13. Life is exciting—sometimes sweet, sometimes violent—but always sexual and unrated. So don’t pay attention to the rating of your film during production if you want to make a film that looks like real life.

14. People who are charismatic in life are usually also charismatic on screen. Don’t hesitate to ask people you meet at a party or on the streets to be in your film.

15. Always let the actors or non-actors improvise. But shoot as many different versions as needed to have the scene safely covered.

16. If the acting is bad in a scene, just cut it. The narrative will always survive the missing pieces.

Karl Glusman, Aomi Muyock and in Love

Karl Glusman, Aomi Muyock and Klara Kristin in Love

17. Creating new images is always far more rewarding than copying your idols. Try to achieve the films you dream of seeing, not the ones you’ve already seen.

18. Make your team and actors dream of a better cinema. And show them the work of your masters.

19. Push your crew and actors to their best limits. Interesting things will happen.

20. Drink alcohol when needed, but don’t get drunk.

21. If you can’t prevent yourself from doing drugs, at least share them.

22. Make your decisions at the very last moment. Your intuition is always correct; do not overthink it. Last-minute ideas are always the best.

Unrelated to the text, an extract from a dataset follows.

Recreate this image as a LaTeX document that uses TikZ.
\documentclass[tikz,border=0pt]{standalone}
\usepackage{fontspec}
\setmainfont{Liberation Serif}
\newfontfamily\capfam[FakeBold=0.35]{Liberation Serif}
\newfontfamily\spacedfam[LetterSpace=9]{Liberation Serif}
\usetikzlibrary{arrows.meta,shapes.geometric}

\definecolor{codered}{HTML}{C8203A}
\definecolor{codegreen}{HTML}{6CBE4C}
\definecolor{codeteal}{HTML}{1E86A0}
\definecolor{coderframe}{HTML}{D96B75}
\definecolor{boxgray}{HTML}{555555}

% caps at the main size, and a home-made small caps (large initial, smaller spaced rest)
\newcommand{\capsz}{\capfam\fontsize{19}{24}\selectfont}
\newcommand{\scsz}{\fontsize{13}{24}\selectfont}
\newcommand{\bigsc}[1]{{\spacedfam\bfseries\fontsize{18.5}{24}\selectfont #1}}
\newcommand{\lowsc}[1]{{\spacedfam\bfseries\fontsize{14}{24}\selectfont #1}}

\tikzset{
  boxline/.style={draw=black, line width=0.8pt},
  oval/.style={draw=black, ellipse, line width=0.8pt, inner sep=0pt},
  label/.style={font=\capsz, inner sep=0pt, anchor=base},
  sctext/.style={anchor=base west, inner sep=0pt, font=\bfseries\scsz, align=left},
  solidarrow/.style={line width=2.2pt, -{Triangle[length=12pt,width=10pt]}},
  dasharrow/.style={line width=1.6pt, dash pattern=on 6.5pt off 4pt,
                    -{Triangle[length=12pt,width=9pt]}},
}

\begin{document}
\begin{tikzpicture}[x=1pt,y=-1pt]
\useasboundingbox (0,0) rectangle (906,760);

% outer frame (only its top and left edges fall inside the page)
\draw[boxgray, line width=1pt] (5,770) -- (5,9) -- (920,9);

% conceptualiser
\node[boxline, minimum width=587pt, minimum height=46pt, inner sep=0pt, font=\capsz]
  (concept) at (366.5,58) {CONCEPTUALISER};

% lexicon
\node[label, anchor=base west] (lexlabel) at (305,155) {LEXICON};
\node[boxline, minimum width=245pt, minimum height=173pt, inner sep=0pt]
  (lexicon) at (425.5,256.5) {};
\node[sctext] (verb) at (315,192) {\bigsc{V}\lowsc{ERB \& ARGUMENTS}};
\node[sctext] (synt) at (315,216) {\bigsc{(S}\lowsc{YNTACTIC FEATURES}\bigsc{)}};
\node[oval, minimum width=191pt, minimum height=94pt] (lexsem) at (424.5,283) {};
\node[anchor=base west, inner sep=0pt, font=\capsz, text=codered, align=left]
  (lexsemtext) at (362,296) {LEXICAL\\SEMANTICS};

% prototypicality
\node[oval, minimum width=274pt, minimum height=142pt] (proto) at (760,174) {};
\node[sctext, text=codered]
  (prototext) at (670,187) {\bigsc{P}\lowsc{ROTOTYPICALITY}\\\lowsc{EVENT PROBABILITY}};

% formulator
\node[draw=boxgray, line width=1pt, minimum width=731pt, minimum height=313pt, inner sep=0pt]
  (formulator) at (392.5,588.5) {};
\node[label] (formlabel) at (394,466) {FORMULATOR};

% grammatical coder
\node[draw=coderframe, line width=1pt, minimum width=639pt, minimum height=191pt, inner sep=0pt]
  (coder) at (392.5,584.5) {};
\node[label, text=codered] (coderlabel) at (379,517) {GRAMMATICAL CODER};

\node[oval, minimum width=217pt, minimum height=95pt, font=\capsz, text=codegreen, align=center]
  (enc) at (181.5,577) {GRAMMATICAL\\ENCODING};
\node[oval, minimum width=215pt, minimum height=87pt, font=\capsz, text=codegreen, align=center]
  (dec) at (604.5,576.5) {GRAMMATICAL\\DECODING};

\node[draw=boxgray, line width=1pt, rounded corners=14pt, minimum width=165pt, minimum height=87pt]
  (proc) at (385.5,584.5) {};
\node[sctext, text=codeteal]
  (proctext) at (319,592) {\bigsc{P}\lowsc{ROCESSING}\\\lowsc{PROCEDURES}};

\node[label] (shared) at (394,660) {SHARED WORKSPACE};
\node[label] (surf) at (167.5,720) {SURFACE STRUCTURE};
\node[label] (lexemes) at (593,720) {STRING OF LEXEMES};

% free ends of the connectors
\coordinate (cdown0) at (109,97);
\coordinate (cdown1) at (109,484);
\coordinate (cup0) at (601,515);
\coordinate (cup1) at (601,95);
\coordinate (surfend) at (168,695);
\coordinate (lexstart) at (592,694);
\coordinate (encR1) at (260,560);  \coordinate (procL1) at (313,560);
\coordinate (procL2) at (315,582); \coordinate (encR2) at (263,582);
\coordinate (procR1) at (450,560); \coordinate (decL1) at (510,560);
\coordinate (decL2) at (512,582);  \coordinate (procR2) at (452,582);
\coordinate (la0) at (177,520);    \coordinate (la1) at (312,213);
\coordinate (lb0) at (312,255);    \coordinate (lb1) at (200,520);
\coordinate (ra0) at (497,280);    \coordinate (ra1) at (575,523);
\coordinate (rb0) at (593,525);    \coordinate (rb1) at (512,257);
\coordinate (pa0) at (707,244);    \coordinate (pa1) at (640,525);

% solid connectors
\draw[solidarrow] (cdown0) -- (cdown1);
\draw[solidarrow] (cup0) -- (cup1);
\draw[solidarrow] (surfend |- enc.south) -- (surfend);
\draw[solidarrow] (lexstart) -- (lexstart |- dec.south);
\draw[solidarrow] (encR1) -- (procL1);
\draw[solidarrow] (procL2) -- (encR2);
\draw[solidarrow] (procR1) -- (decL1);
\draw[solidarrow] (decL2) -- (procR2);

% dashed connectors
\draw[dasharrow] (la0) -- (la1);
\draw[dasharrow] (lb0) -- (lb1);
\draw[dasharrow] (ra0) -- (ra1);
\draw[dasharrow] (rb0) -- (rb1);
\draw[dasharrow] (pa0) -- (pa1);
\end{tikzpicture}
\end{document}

23. Try to retain at least 10, but preferably 20 percent of time in the shooting schedule for retakes or last-moment new scenes.

24. First, try to get your favorite music in the film. The musicians or the record labels could end up being very friendly to you.

25. While shooting or editing, don’t listen to anybody besides the ones whose tastes you fully share.

26. Say “no” to the 100 people who want to stop by your editing room daily. Be especially careful with the actors and financers who never leave the room. Editing can be the most inventive moment of the whole process. Keep it sacred.

27. While shooting, or while promoting the film, don’t be pretentious. There will always be a few intelligent people around who know your real value.

28. Don’t pay attention to the reviews. The worst ones can also make you stronger.

29. Doing interviews can be annoyingly repetitive, but think of the distributors. If you don’t do it for the pleasure, at least do it for those who paid some money to buy your film.

30. Remember, movies also die. But if they’re really good, they might survive a little bit longer than your flesh and bones. MM

Love opened in theaters October 30, 2015, courtesy of Alchemy.